Il y a dix ans le cardinal Joseph Ratzinger, alors préfet de la congrégation pour la doctrine la Foi qui a hérité et actualisé les fonctions du Saint-Office, décida d'ouvrir les archives de l'Inquisition romaine aux spécialistes. Ce fut un choix de grand courage, de grande libéralité, de grande intelligence.

Et, dans la grande masse de documents gardés dans ces précieuses archives, ont émergé et sans doute continueront à émerger ceux qui parlent aussi des sorcières, des juifs, des convertis de l'hébraïsme et de l'islam au christianisme (ou, au contraire, des renégats) et ainsi de suite.
Naturellement, le lien qui relie tous ces 'cas' était l'hérésie : le Saint-Office s'occupait et se préoccupait des hérétiques, traitait donc par exemple les cas de sorcellerie seulement si, quand et dans la mesure où ils pouvaient être soupçonnés d'avoir à faire avec la propagande hérétique. Mais les documents montrent que le Saint-Office procédait toujours avec grande circonspection, avec ce respect pour le prévenu que les temps permettaient, avec une constante modération. Les cas de sorcières condamnées par les tribunaux locaux et absous par le suprême tribunal romain, même peu fréquents, ne sont cependant pas de exceptionnels.

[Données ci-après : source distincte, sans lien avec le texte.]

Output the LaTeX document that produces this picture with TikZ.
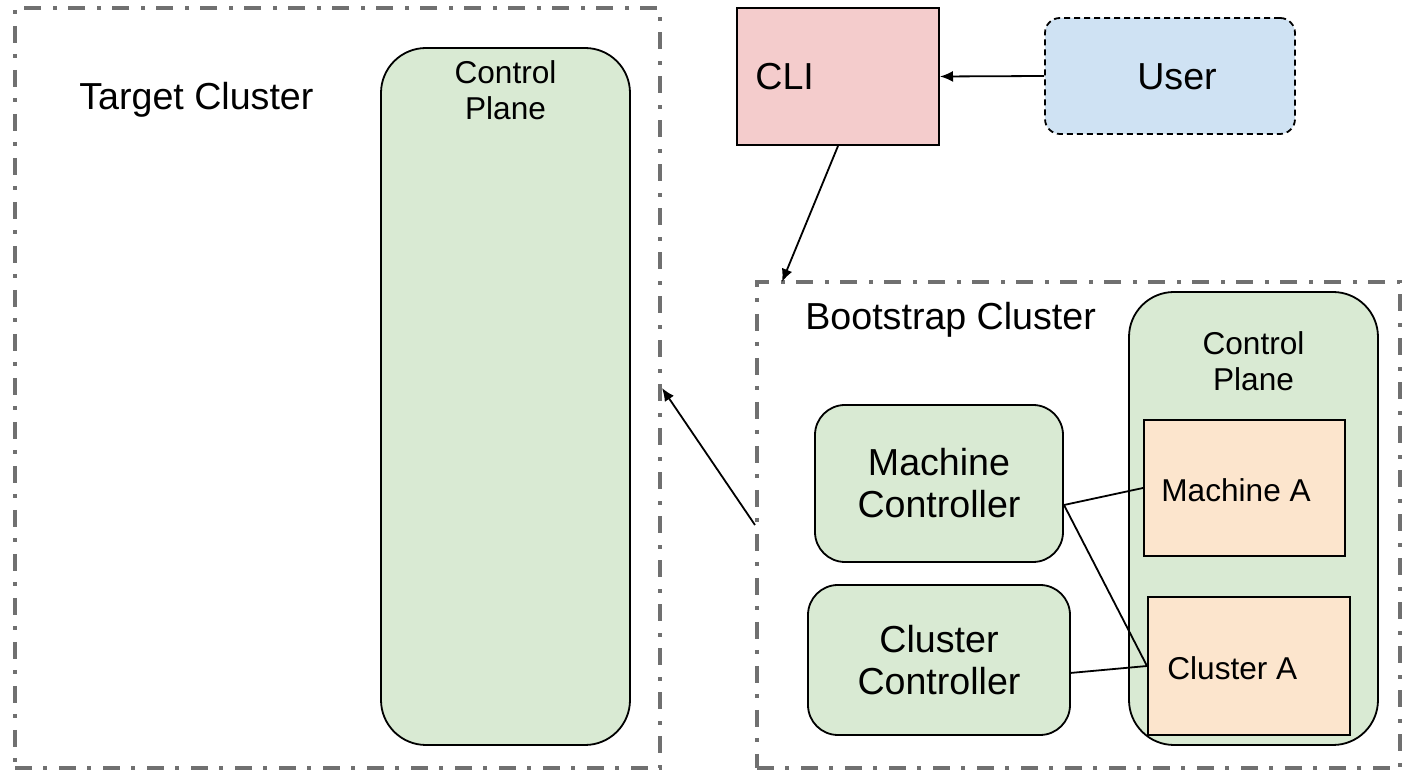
\documentclass[tikz,border=0pt]{standalone}
\usepackage{fontspec}
\setmainfont{Liberation Sans}
\usetikzlibrary{arrows.meta,calc}
\definecolor{dashgray}{HTML}{707070}
\definecolor{cpgreen}{HTML}{D9EAD3}
\definecolor{clipink}{HTML}{F4CCCC}
\definecolor{userblue}{HTML}{CFE2F3}
\definecolor{machorange}{HTML}{FCE5CD}
\tikzset{
  clusterbox/.style={draw=dashgray, line width=2pt, dash pattern=on 8.5pt off 5.5pt on 2pt off 6pt, rectangle, inner sep=0pt},
  cpbox/.style={draw=black, line width=0.9pt, fill=cpgreen, rounded corners=22.5pt, rectangle, inner sep=0pt},
  ctrlbox/.style={draw=black, line width=0.9pt, fill=cpgreen, rounded corners=15pt, rectangle, inner sep=0pt, align=center, font=\bigfont},
  clibox/.style={draw=black, line width=1pt, fill=clipink, rectangle, inner sep=0pt},
  userbox/.style={draw=black, line width=0.9pt, dashed, dash pattern=on 3pt off 2pt, fill=userblue, rounded corners=7.5pt, rectangle, inner sep=0pt, font=\bigfont},
  resbox/.style={draw=black, line width=1pt, fill=machorange, rectangle, inner sep=0pt},
  link/.style={draw=black, line width=0.9pt},
  arrowlink/.style={link, -{Latex[length=6.5pt,width=5.5pt]}},
  bigtext/.style={font=\bigfont, inner sep=0pt, align=center},
  smalltext/.style={font=\smallfont, inner sep=0pt, align=center},
}
\newcommand{\bigfont}{\fontsize{18.8}{21}\selectfont}
\newcommand{\smallfont}{\fontsize{15.8}{18}\selectfont}
\begin{document}
\begin{tikzpicture}[x=0.5pt,y=-0.5pt]
\useasboundingbox (0,0) rectangle (1405,774);
% target cluster
\node[clusterbox, minimum width=322.5pt, minimum height=380pt] (target) at (337.5,388) {};
\node[cpbox, minimum width=124.5pt, minimum height=348.5pt] (tcp) at (505.5,396.5) {};
\node[bigtext, anchor=west] (tlabel) at (79,100) {Target Cluster};
\node[smalltext] (tcplabel) at (505.5,90) {Control\\Plane};
% CLI and user
\node[clibox, minimum width=101pt, minimum height=68.5pt] (cli) at (838,76.5) {};
\node[bigtext, anchor=west] (clilabel) at (755,77) {CLI};
\node[userbox, minimum width=125pt, minimum height=58pt] (user) at (1170,76) {};
\node[bigtext] (userlabel) at (1177,77) {User};
% bootstrap cluster
\node[clusterbox, minimum width=321.5pt, minimum height=243pt] (boot) at (1078.5,525) {};
\node[bigtext, anchor=west] (blabel) at (805,320) {Bootstrap Cluster};
\node[cpbox, minimum width=124.5pt, minimum height=226.5pt] (bcp) at (1253.5,518.5) {};
\node[smalltext] (bcplabel) at (1253.5,361) {Control\\Plane};
\node[resbox, minimum width=100.5pt, minimum height=68pt] (ma) at (1244.5,488) {};
\node[smalltext, anchor=west] (malabel) at (1161,490) {Machine A};
\node[resbox, minimum width=101pt, minimum height=69pt] (ca) at (1249,666) {};
\node[smalltext, anchor=west] (calabel) at (1167,668) {Cluster A};
\node[ctrlbox, minimum width=124pt, minimum height=78.5pt] (mc) at (939,483.5) {Machine\\Controller};
\node[ctrlbox, minimum width=131pt, minimum height=75pt] (cc) at (939,660) {Cluster\\Controller};
% connectors
\coordinate (bootin) at (782,282);
\coordinate (mcout) at (1064,505);
\coordinate (ccout) at (1070,673);
\draw[arrowlink] (user.west) -- (cli.east);
\draw[arrowlink] (cli.south) -- (bootin);
\draw[arrowlink] (boot.west) -- (target.east);
\draw[link] (mcout) -- (ma.west);
\draw[link] (mcout) -- (ca.west);
\draw[link] (ccout) -- (ca.west);
\end{tikzpicture}
\end{document}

Cela rentrait dans une pratique inspirée par la modération sévère. Même le grand cardinal Borromée, Saint-Charles, qui en matière de sorcières et d'hérétiques n'y allait pas de main morte, se vit contré par la congrégation romaine.
Et l'Église n'était pas non plus insensible face au progrès de la science.
Bien au contraire. Les nouvelles dispositions émanant d'elles en 1620, qui peuvent plaire ou non (par exemple elles devinrent plus restrictives en matière d'avortements), furent de toute façon influencées par les théories scientifiques du temps.
Prosperi cite quelques cas, parmi lesquels celui particulièrement intéressant de la "sorcière" de Pise, au XVIIe siécle, accusée et torturée par les inquisiteurs de sa ville puis libérée à la suite d'une intervention romaine explicite. Il y aurait beaucoup d'autres cas à rappeller à ce sujet... Nous ne disons pas qu'il n'y eut pas des pages tristes et même d'horribles; il ne s'agit pas de prétendre que tout fut toujours roses et fleurs. Mais ce qui est important, c'est de remarquer la substantielle, continuelle et attentive exactitude d'un tribunal extrêmement dur, qui jugeait sur des matières difficiles et délicates, mais qui savait toutefois maintenir en général un équilibre que d'autres tribunaux, même dans notre heureuse modernité, n'ont pas maintenu.
D'autre part, il est connu que les tribunaux inquisitoriaux ont fait école dans les différentes "chasses aux sorcières" du vingtième siècle: mais malheureusement les juges modernes ont bien appris la leçon de la dureté, mais pas autant celle de l'équité.
Il reste de toutes façons à tenir compte du fait que l'objet du Saint-Office était la recherche de l'héresie : si on oublie ceci, s'occuper de procès en sorcellerie peut porter à des jugements faciles et pittoresques.
Naturellement, la richesse de ces documents est extraordinaire. Ils constituent un champ de recherche inépuisable non seulement pour les historiens, les juristes et les théologiens, mais aussi pour les anthropologues, pour les sociologues, pour les spécialistes du folklore et de la vie quotidienne. Sur ces temps, lorsque même l'avis des meilleurs spécialistes risque de continuer à être faussé et impliqué dans les polémiques les plus ignobles, il faut un courage "civil", y compris dans les recherches scientifiques.


Note:
Parmi mes documents, j'ai un reportage, diffusé il me semble par Arte. Il faudra que je le recherche
Le Cardinal Ratzinger y était interrogé sur les mythiques archives, et, s'exprimant sur l'inquisition, il avait eu ces mots: "Il y avait déjà une volonté de donner une forme juridique. Dans 'inquisition', il y a 'inquisitio', qui veut dire 'enqiuête'").